■ WORK REQUIRED
Write again exactly the lines in the listing below, starting at the line with "Emit a Python" and ending at the line with "lw=3, solid_capstyle='butt', zorder=5)", both included. Pictures are not copied.

■ SUPPLIED RECORDS
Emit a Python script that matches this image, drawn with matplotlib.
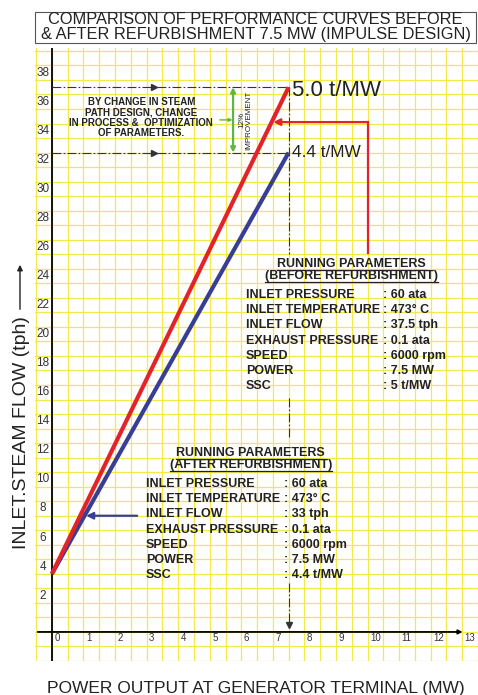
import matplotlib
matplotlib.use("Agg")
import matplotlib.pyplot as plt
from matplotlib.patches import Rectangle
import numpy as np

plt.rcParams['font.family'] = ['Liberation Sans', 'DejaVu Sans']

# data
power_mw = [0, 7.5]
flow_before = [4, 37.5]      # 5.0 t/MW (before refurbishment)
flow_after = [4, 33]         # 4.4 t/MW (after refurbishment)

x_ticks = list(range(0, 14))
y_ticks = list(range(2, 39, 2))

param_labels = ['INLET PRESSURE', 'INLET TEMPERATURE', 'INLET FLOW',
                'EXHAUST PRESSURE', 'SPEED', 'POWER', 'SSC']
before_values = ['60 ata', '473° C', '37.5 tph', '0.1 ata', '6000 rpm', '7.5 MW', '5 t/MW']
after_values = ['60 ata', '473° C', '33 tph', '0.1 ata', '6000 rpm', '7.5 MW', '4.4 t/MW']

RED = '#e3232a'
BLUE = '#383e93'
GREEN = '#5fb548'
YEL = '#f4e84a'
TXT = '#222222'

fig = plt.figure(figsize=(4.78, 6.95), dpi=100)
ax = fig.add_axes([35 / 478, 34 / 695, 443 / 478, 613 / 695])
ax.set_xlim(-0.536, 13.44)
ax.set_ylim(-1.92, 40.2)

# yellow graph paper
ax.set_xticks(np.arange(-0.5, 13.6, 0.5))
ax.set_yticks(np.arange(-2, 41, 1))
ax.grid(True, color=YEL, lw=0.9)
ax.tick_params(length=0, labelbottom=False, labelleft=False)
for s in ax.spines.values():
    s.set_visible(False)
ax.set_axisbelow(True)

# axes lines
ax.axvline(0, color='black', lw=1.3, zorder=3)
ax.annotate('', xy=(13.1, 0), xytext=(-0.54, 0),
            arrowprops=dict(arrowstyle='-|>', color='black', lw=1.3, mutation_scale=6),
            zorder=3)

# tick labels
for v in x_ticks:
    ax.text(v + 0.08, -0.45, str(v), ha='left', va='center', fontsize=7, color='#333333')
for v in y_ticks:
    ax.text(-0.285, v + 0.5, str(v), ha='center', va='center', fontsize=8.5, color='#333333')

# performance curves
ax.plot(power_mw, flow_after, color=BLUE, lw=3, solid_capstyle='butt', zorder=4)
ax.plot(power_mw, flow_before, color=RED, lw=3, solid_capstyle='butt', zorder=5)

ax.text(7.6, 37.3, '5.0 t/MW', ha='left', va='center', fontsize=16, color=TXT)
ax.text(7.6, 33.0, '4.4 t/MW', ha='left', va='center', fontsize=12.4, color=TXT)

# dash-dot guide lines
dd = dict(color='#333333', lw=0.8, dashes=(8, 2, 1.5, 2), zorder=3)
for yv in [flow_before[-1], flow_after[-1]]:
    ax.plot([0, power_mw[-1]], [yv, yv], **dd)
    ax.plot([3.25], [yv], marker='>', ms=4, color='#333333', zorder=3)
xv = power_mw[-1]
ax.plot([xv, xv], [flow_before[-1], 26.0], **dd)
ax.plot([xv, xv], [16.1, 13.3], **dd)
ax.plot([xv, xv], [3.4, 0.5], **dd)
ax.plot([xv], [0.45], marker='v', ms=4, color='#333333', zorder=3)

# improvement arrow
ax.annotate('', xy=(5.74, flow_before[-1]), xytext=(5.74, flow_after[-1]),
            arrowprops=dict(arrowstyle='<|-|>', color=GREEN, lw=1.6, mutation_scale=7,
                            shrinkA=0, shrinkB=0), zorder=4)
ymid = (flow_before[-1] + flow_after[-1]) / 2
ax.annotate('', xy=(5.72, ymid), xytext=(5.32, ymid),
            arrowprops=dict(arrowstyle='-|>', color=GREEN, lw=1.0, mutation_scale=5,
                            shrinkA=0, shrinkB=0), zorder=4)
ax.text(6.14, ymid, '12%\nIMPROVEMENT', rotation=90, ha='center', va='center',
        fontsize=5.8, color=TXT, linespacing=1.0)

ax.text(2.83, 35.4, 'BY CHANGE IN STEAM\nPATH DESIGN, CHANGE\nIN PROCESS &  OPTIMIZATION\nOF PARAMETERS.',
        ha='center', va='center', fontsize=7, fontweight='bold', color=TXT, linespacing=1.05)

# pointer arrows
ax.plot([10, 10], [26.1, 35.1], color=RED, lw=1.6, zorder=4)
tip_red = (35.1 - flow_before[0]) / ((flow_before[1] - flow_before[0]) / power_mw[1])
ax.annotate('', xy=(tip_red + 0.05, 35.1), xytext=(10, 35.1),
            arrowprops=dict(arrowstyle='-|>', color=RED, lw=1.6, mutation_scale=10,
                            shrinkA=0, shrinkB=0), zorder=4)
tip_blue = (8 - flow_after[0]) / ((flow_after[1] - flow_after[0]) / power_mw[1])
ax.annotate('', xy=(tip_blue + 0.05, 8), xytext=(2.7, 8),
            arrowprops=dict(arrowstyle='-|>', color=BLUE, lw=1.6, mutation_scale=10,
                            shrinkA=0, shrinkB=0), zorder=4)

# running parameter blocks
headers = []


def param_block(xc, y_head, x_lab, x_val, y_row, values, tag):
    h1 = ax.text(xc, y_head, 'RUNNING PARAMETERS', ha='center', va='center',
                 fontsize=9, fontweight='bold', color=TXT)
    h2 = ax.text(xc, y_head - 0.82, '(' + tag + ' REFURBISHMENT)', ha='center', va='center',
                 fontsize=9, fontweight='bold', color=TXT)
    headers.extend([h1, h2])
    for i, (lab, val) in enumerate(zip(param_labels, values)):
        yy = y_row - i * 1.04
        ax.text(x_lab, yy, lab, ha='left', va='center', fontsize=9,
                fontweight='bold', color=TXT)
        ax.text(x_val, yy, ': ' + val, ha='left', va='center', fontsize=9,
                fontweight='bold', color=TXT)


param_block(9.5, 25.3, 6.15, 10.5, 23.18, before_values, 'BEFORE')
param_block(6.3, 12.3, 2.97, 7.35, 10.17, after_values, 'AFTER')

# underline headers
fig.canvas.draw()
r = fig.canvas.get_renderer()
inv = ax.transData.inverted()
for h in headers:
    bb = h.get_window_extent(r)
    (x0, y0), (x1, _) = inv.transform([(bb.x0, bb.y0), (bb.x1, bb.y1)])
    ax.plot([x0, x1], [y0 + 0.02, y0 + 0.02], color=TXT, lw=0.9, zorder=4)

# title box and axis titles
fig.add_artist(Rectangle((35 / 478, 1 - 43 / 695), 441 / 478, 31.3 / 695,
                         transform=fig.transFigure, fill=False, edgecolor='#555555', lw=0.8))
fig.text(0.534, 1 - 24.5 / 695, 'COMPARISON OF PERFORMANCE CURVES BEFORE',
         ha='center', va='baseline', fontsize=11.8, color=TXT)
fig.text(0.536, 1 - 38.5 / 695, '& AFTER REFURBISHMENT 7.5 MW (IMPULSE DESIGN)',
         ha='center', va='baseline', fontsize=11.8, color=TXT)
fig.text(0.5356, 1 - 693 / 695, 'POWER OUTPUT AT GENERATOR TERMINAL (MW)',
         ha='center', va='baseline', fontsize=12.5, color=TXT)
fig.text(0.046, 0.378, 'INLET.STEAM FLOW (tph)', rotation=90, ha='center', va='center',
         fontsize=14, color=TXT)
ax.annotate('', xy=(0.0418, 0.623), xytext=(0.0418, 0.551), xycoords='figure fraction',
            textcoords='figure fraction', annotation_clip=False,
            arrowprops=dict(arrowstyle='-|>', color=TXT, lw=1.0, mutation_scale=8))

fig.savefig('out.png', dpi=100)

--

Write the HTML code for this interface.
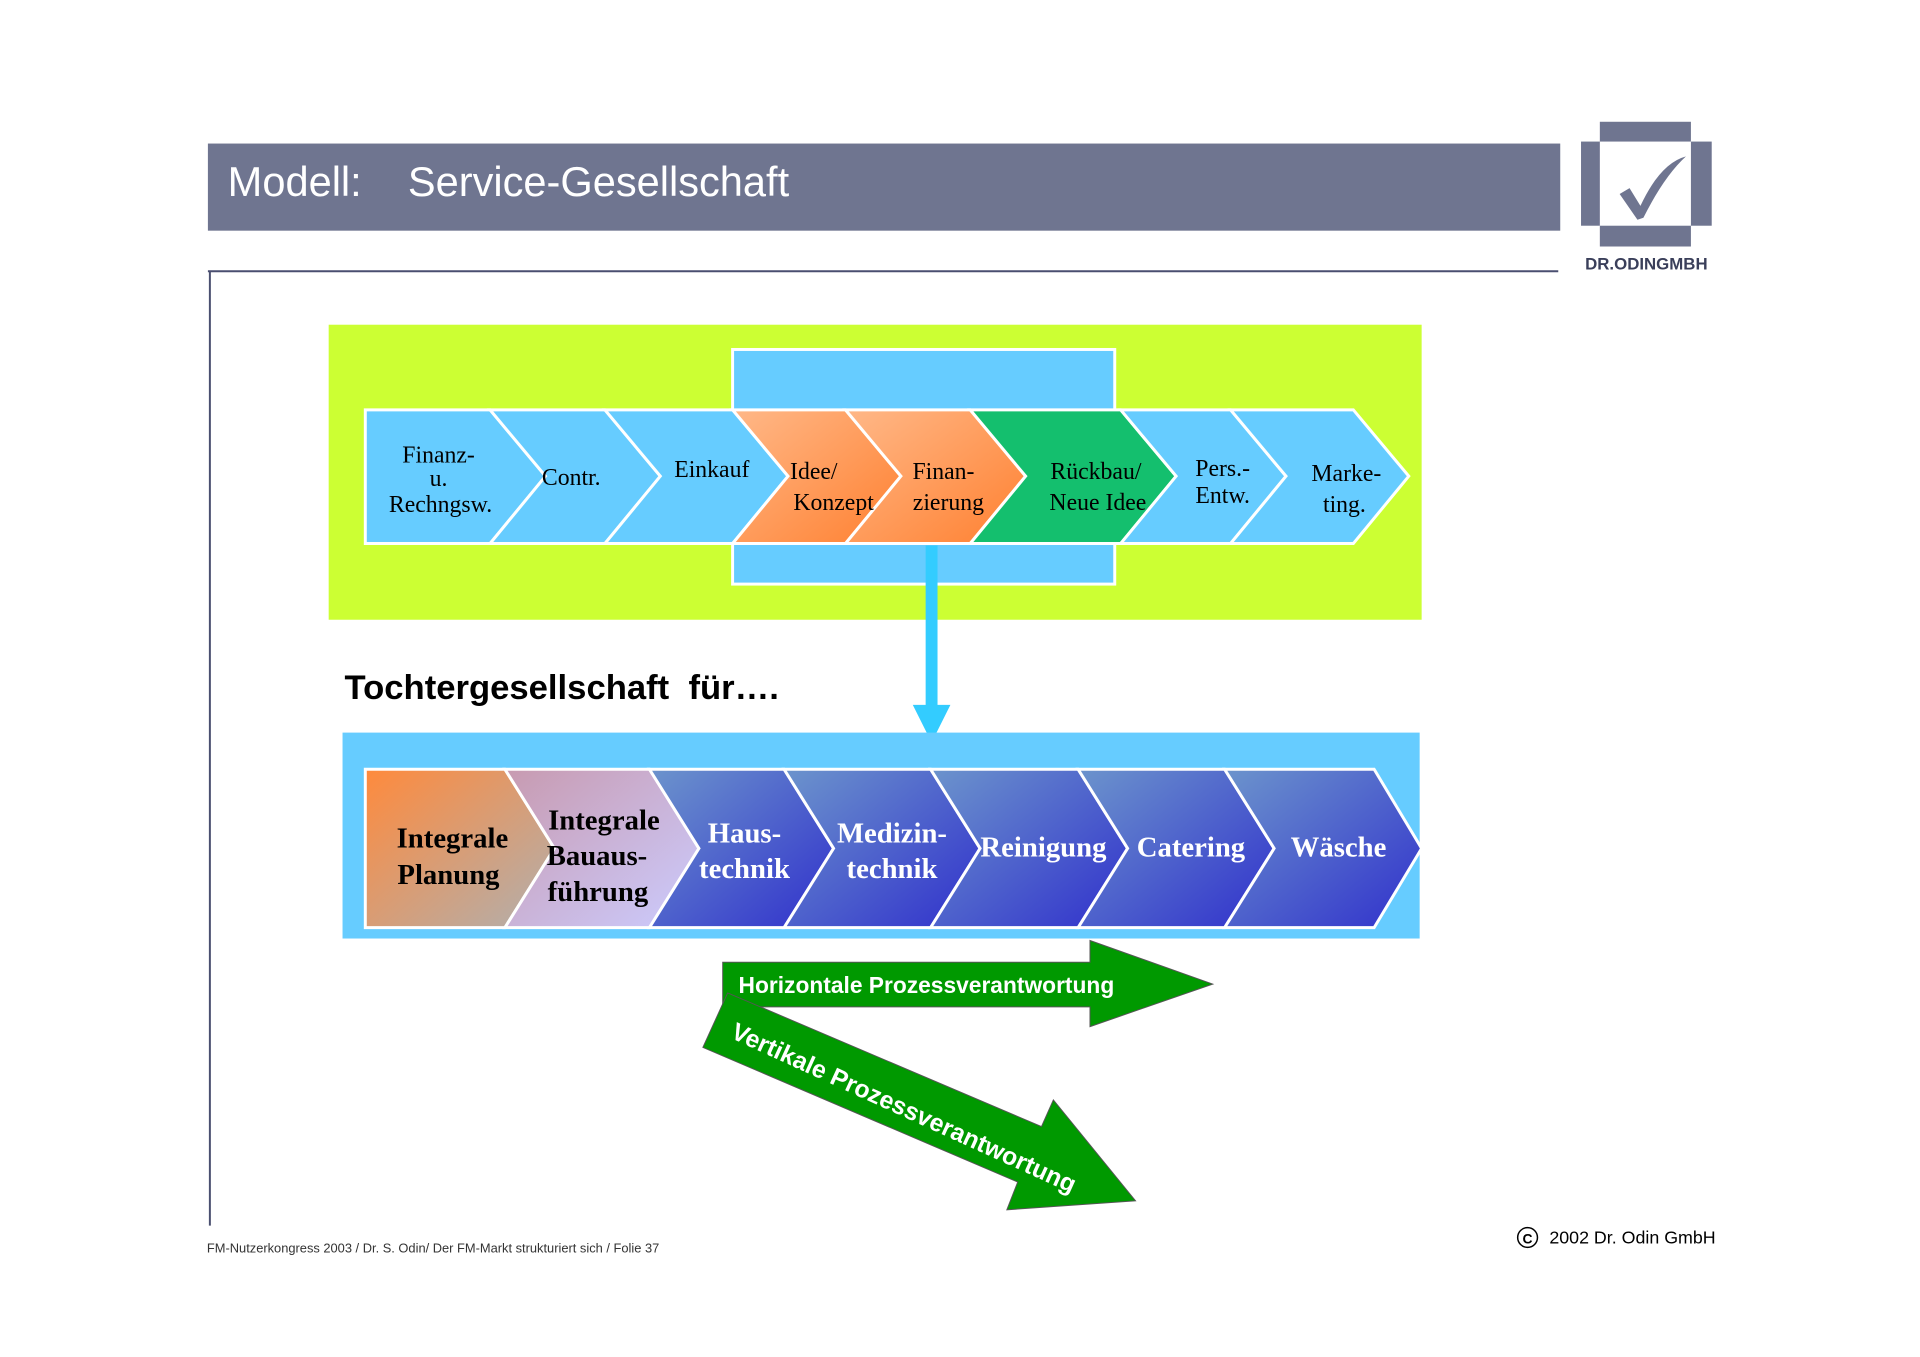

--

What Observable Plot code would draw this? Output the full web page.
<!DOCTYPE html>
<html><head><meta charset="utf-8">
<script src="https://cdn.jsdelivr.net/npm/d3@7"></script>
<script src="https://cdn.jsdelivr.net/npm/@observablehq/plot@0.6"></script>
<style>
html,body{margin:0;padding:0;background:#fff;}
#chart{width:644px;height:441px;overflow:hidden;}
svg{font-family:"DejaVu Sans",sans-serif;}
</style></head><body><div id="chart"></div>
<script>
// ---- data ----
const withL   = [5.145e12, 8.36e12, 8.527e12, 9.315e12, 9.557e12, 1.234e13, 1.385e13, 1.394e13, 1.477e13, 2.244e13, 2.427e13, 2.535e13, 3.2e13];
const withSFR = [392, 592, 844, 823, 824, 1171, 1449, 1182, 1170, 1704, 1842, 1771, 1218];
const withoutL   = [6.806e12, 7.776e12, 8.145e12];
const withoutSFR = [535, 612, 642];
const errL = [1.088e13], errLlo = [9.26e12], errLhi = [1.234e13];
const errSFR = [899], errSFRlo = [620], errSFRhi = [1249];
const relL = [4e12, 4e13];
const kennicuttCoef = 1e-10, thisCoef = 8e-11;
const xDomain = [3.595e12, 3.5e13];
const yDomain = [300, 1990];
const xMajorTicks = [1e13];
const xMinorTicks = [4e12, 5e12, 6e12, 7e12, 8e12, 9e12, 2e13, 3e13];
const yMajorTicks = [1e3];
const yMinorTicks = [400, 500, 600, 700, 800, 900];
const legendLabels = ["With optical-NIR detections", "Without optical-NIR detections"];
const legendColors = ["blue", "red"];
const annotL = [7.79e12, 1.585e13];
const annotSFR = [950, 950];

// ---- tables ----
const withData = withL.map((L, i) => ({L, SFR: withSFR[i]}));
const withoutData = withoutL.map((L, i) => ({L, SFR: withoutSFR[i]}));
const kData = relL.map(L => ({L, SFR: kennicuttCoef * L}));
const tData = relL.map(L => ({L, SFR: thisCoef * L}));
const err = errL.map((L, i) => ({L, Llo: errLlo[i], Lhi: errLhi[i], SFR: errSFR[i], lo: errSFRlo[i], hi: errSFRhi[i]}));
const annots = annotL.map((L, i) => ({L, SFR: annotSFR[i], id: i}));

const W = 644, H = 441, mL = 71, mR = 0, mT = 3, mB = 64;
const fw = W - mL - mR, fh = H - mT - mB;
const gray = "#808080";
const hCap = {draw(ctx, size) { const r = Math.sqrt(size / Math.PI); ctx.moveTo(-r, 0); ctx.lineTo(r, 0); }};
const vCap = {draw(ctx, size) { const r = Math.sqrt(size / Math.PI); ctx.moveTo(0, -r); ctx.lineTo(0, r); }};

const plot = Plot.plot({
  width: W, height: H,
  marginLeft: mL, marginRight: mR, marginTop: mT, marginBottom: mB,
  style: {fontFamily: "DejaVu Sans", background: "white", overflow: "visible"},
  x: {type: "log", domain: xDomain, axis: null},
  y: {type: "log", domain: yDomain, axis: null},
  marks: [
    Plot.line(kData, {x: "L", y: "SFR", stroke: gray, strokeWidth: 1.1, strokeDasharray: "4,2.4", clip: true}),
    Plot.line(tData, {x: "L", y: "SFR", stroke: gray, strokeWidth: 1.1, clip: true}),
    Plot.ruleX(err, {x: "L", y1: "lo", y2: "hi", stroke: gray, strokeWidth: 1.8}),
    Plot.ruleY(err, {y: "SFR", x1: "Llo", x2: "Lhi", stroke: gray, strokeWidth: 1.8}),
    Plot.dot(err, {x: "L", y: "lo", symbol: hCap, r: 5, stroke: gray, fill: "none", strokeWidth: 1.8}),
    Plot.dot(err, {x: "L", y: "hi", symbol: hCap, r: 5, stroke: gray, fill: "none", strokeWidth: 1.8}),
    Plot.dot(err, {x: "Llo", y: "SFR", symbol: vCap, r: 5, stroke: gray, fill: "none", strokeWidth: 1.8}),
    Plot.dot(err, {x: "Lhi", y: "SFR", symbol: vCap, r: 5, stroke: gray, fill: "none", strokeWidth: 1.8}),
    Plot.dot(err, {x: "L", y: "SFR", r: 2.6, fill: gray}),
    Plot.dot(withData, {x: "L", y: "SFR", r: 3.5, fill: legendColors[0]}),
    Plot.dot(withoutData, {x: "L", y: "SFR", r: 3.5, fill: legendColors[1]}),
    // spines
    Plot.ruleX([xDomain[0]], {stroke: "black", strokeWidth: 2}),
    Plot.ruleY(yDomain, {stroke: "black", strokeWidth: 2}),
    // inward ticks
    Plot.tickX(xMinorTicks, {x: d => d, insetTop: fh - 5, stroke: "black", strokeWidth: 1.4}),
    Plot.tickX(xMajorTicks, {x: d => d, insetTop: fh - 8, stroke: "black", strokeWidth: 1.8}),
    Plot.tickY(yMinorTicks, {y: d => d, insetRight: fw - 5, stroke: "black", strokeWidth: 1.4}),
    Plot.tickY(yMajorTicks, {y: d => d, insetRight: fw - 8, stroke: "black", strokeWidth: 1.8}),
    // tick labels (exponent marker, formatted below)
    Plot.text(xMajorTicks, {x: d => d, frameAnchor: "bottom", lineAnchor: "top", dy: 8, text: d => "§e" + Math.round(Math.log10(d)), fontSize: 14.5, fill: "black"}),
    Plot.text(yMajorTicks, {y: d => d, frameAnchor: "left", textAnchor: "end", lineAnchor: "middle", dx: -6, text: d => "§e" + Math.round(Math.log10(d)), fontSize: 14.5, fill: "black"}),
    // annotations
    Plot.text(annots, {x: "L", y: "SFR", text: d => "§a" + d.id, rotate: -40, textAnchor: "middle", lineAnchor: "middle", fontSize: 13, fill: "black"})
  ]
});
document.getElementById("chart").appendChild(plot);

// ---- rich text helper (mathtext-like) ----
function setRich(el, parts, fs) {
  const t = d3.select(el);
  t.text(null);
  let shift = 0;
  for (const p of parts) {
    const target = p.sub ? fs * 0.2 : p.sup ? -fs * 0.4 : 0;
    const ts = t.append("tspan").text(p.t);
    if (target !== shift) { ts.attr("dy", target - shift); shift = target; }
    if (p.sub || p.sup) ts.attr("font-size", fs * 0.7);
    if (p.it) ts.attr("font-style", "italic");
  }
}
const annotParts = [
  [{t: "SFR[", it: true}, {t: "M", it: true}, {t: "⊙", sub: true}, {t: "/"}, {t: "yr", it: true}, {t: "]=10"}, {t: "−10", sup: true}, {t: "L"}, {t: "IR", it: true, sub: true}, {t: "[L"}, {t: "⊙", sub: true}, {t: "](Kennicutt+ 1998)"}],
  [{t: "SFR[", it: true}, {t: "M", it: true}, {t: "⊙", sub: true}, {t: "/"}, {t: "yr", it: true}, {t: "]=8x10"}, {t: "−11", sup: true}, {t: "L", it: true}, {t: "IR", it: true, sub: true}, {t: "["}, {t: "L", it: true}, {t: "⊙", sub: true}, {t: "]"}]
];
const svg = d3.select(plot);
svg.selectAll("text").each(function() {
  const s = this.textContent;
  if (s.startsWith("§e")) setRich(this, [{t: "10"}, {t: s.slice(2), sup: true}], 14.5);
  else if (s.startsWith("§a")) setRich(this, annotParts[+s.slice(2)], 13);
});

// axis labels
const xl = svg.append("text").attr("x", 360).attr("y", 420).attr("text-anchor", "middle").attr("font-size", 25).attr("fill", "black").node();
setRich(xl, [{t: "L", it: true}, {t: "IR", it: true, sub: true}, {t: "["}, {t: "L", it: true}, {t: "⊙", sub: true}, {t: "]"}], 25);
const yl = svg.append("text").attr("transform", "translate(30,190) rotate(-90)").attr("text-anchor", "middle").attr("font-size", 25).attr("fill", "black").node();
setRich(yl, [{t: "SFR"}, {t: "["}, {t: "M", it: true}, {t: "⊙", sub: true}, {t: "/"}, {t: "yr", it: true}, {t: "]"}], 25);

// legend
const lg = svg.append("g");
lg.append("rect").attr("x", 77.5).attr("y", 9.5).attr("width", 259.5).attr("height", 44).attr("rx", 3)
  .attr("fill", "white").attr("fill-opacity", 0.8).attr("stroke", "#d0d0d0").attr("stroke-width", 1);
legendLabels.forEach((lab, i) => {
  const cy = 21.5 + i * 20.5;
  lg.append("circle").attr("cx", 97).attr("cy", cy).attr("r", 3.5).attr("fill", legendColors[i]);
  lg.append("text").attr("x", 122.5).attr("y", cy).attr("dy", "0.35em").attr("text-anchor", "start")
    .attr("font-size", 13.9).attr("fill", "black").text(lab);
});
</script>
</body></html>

■ TASK OUTPUT
Emit a Python script that matches this image, drawn with matplotlib.
import matplotlib
matplotlib.use("Agg")
import matplotlib.pyplot as plt
from matplotlib.patches import Rectangle
import numpy as np

plt.rcParams['font.family'] = ['Liberation Sans', 'DejaVu Sans']

# data
power_mw = [0, 7.5]
flow_before = [4, 37.5]      # 5.0 t/MW (before refurbishment)
flow_after = [4, 33]         # 4.4 t/MW (after refurbishment)

x_ticks = list(range(0, 14))
y_ticks = list(range(2, 39, 2))

param_labels = ['INLET PRESSURE', 'INLET TEMPERATURE', 'INLET FLOW',
                'EXHAUST PRESSURE', 'SPEED', 'POWER', 'SSC']
before_values = ['60 ata', '473° C', '37.5 tph', '0.1 ata', '6000 rpm', '7.5 MW', '5 t/MW']
after_values = ['60 ata', '473° C', '33 tph', '0.1 ata', '6000 rpm', '7.5 MW', '4.4 t/MW']

RED = '#e3232a'
BLUE = '#383e93'
GREEN = '#5fb548'
YEL = '#f4e84a'
TXT = '#222222'

fig = plt.figure(figsize=(4.78, 6.95), dpi=100)
ax = fig.add_axes([35 / 478, 34 / 695, 443 / 478, 613 / 695])
ax.set_xlim(-0.536, 13.44)
ax.set_ylim(-1.92, 40.2)

# yellow graph paper
ax.set_xticks(np.arange(-0.5, 13.6, 0.5))
ax.set_yticks(np.arange(-2, 41, 1))
ax.grid(True, color=YEL, lw=0.9)
ax.tick_params(length=0, labelbottom=False, labelleft=False)
for s in ax.spines.values():
    s.set_visible(False)
ax.set_axisbelow(True)

# axes lines
ax.axvline(0, color='black', lw=1.3, zorder=3)
ax.annotate('', xy=(13.1, 0), xytext=(-0.54, 0),
            arrowprops=dict(arrowstyle='-|>', color='black', lw=1.3, mutation_scale=6),
            zorder=3)

# tick labels
for v in x_ticks:
    ax.text(v + 0.08, -0.45, str(v), ha='left', va='center', fontsize=7, color='#333333')
for v in y_ticks:
    ax.text(-0.285, v + 0.5, str(v), ha='center', va='center', fontsize=8.5, color='#333333')

# performance curves
ax.plot(power_mw, flow_after, color=BLUE, lw=3, solid_capstyle='butt', zorder=4)
ax.plot(power_mw, flow_before, color=RED, lw=3, solid_capstyle='butt', zorder=5)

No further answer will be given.